---------- Information supplied
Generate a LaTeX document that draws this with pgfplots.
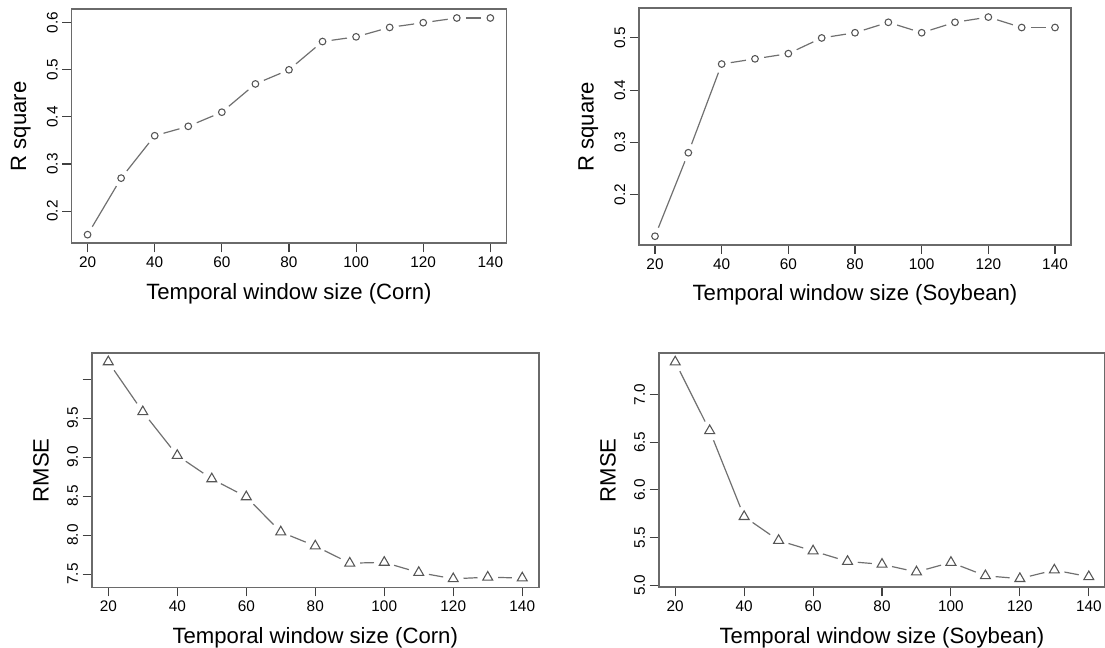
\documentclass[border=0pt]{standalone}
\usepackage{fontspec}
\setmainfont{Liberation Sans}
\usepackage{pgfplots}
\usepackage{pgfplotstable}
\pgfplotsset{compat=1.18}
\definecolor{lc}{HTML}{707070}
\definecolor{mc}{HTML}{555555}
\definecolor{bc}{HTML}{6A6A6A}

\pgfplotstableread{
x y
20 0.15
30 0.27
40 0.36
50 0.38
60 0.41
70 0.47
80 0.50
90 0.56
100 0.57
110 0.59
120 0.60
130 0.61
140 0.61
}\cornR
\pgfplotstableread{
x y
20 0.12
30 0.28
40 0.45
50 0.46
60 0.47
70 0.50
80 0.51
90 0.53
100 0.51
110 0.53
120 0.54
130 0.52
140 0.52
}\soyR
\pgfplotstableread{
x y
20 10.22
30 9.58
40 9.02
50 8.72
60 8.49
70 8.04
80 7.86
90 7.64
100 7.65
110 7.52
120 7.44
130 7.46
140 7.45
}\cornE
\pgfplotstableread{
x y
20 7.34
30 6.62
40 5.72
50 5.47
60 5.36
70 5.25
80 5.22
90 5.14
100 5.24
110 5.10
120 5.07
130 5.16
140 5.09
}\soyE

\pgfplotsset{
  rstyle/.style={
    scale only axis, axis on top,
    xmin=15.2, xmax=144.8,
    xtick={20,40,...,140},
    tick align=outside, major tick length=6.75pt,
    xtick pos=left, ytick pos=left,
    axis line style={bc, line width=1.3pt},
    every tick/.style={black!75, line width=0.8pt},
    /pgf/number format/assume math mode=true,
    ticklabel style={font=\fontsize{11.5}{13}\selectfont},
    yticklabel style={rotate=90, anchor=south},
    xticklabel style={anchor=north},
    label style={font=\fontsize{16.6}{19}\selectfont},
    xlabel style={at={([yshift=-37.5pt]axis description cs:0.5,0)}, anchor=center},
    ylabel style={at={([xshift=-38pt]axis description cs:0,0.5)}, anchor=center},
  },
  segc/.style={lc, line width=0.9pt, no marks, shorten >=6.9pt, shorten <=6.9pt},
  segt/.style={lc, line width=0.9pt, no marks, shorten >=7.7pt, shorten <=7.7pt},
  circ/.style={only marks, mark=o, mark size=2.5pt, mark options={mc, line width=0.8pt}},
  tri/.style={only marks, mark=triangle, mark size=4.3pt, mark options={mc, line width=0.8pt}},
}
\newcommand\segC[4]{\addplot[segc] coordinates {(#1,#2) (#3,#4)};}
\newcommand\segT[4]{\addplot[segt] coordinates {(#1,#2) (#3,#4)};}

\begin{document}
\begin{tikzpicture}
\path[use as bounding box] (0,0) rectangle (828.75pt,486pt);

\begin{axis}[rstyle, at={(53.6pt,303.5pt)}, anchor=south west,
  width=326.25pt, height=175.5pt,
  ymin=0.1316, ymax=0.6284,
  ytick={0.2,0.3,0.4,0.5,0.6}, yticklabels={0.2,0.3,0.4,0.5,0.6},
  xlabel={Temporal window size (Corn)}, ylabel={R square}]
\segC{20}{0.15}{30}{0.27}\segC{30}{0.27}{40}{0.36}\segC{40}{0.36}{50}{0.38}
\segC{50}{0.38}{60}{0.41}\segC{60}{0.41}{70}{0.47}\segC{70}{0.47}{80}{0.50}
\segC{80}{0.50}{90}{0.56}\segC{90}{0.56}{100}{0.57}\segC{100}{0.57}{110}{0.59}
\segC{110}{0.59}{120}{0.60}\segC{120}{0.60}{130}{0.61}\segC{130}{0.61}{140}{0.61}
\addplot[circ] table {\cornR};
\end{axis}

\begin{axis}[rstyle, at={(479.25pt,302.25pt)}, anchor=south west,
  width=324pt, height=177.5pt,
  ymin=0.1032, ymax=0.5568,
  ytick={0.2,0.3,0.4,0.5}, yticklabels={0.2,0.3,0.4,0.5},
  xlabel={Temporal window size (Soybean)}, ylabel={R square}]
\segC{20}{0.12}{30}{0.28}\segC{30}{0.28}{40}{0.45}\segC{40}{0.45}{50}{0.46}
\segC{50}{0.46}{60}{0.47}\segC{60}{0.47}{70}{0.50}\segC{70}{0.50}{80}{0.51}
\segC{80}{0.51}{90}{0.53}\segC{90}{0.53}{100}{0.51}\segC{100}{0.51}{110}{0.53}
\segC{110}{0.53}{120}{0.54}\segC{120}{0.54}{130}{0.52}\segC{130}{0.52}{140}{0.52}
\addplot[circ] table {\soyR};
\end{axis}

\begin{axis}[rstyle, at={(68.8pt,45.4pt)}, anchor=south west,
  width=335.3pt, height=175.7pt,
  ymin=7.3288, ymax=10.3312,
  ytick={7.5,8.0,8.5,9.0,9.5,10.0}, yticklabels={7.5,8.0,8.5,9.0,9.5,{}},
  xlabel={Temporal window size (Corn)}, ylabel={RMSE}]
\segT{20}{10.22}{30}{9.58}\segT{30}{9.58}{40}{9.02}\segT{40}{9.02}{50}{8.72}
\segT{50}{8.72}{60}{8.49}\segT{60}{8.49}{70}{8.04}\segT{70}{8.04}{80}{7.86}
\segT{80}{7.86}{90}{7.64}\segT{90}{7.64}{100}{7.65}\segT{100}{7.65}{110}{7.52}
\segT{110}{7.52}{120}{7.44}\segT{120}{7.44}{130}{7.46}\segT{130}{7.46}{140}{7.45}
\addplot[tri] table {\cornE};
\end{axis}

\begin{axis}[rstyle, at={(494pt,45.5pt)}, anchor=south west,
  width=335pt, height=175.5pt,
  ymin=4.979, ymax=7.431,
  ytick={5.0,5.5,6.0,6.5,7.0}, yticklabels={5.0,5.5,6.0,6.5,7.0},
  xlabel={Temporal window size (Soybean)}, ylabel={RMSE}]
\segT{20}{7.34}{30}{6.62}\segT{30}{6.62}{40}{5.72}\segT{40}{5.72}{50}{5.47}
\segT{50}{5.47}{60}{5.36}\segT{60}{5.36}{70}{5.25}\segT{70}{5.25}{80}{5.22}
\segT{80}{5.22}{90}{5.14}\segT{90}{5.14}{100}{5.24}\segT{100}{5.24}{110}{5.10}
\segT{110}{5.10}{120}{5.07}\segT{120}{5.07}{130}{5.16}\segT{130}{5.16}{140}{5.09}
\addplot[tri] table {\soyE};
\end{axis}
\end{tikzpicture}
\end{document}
--------------------
- Instructions to follow: Copy the listing over exactly, skipping the pictures it holds.

- Result:
Generate a LaTeX document that draws this with pgfplots.
\documentclass[border=0pt]{standalone}
\usepackage{fontspec}
\setmainfont{Liberation Sans}
\usepackage{pgfplots}
\usepackage{pgfplotstable}
\pgfplotsset{compat=1.18}
\definecolor{lc}{HTML}{707070}
\definecolor{mc}{HTML}{555555}
\definecolor{bc}{HTML}{6A6A6A}

\pgfplotstableread{
x y
20 0.15
30 0.27
40 0.36
50 0.38
60 0.41
70 0.47
80 0.50
90 0.56
100 0.57
110 0.59
120 0.60
130 0.61
140 0.61
}\cornR
\pgfplotstableread{
x y
20 0.12
30 0.28
40 0.45
50 0.46
60 0.47
70 0.50
80 0.51
90 0.53
100 0.51
110 0.53
120 0.54
130 0.52
140 0.52
}\soyR
\pgfplotstableread{
x y
20 10.22
30 9.58
40 9.02
50 8.72
60 8.49
70 8.04
80 7.86
90 7.64
100 7.65
110 7.52
120 7.44
130 7.46
140 7.45
}\cornE
\pgfplotstableread{
x y
20 7.34
30 6.62
40 5.72
50 5.47
60 5.36
70 5.25
80 5.22
90 5.14
100 5.24
110 5.10
120 5.07
130 5.16
140 5.09
}\soyE

\pgfplotsset{
  rstyle/.style={
    scale only axis, axis on top,
    xmin=15.2, xmax=144.8,
    xtick={20,40,...,140},
    tick align=outside, major tick length=6.75pt,
    xtick pos=left, ytick pos=left,
    axis line style={bc, line width=1.3pt},
    every tick/.style={black!75, line width=0.8pt},
    /pgf/number format/assume math mode=true,
    ticklabel style={font=\fontsize{11.5}{13}\selectfont},
    yticklabel style={rotate=90, anchor=south},
    xticklabel style={anchor=north},
    label style={font=\fontsize{16.6}{19}\selectfont},
    xlabel style={at={([yshift=-37.5pt]axis description cs:0.5,0)}, anchor=center},
    ylabel style={at={([xshift=-38pt]axis description cs:0,0.5)}, anchor=center},
  },
  segc/.style={lc, line width=0.9pt, no marks, shorten >=6.9pt, shorten <=6.9pt},
  segt/.style={lc, line width=0.9pt, no marks, shorten >=7.7pt, shorten <=7.7pt},
  circ/.style={only marks, mark=o, mark size=2.5pt, mark options={mc, line width=0.8pt}},
  tri/.style={only marks, mark=triangle, mark size=4.3pt, mark options={mc, line width=0.8pt}},
}
\newcommand\segC[4]{\addplot[segc] coordinates {(#1,#2) (#3,#4)};}
\newcommand\segT[4]{\addplot[segt] coordinates {(#1,#2) (#3,#4)};}

\begin{document}
\begin{tikzpicture}
\path[use as bounding box] (0,0) rectangle (828.75pt,486pt);

\begin{axis}[rstyle, at={(53.6pt,303.5pt)}, anchor=south west,
  width=326.25pt, height=175.5pt,
  ymin=0.1316, ymax=0.6284,
  ytick={0.2,0.3,0.4,0.5,0.6}, yticklabels={0.2,0.3,0.4,0.5,0.6},
  xlabel={Temporal window size (Corn)}, ylabel={R square}]
\segC{20}{0.15}{30}{0.27}\segC{30}{0.27}{40}{0.36}\segC{40}{0.36}{50}{0.38}
\segC{50}{0.38}{60}{0.41}\segC{60}{0.41}{70}{0.47}\segC{70}{0.47}{80}{0.50}
\segC{80}{0.50}{90}{0.56}\segC{90}{0.56}{100}{0.57}\segC{100}{0.57}{110}{0.59}
\segC{110}{0.59}{120}{0.60}\segC{120}{0.60}{130}{0.61}\segC{130}{0.61}{140}{0.61}
\addplot[circ] table {\cornR};
\end{axis}

\begin{axis}[rstyle, at={(479.25pt,302.25pt)}, anchor=south west,
  width=324pt, height=177.5pt,
  ymin=0.1032, ymax=0.5568,
  ytick={0.2,0.3,0.4,0.5}, yticklabels={0.2,0.3,0.4,0.5},
  xlabel={Temporal window size (Soybean)}, ylabel={R square}]
\segC{20}{0.12}{30}{0.28}\segC{30}{0.28}{40}{0.45}\segC{40}{0.45}{50}{0.46}
\segC{50}{0.46}{60}{0.47}\segC{60}{0.47}{70}{0.50}\segC{70}{0.50}{80}{0.51}
\segC{80}{0.51}{90}{0.53}\segC{90}{0.53}{100}{0.51}\segC{100}{0.51}{110}{0.53}
\segC{110}{0.53}{120}{0.54}\segC{120}{0.54}{130}{0.52}\segC{130}{0.52}{140}{0.52}
\addplot[circ] table {\soyR};
\end{axis}

\begin{axis}[rstyle, at={(68.8pt,45.4pt)}, anchor=south west,
  width=335.3pt, height=175.7pt,
  ymin=7.3288, ymax=10.3312,
  ytick={7.5,8.0,8.5,9.0,9.5,10.0}, yticklabels={7.5,8.0,8.5,9.0,9.5,{}},
  xlabel={Temporal window size (Corn)}, ylabel={RMSE}]
\segT{20}{10.22}{30}{9.58}\segT{30}{9.58}{40}{9.02}\segT{40}{9.02}{50}{8.72}
\segT{50}{8.72}{60}{8.49}\segT{60}{8.49}{70}{8.04}\segT{70}{8.04}{80}{7.86}
\segT{80}{7.86}{90}{7.64}\segT{90}{7.64}{100}{7.65}\segT{100}{7.65}{110}{7.52}
\segT{110}{7.52}{120}{7.44}\segT{120}{7.44}{130}{7.46}\segT{130}{7.46}{140}{7.45}
\addplot[tri] table {\cornE};
\end{axis}

\begin{axis}[rstyle, at={(494pt,45.5pt)}, anchor=south west,
  width=335pt, height=175.5pt,
  ymin=4.979, ymax=7.431,
  ytick={5.0,5.5,6.0,6.5,7.0}, yticklabels={5.0,5.5,6.0,6.5,7.0},
  xlabel={Temporal window size (Soybean)}, ylabel={RMSE}]
\segT{20}{7.34}{30}{6.62}\segT{30}{6.62}{40}{5.72}\segT{40}{5.72}{50}{5.47}
\segT{50}{5.47}{60}{5.36}\segT{60}{5.36}{70}{5.25}\segT{70}{5.25}{80}{5.22}
\segT{80}{5.22}{90}{5.14}\segT{90}{5.14}{100}{5.24}\segT{100}{5.24}{110}{5.10}
\segT{110}{5.10}{120}{5.07}\segT{120}{5.07}{130}{5.16}\segT{130}{5.16}{140}{5.09}
\addplot[tri] table {\soyE};
\end{axis}
\end{tikzpicture}
\end{document}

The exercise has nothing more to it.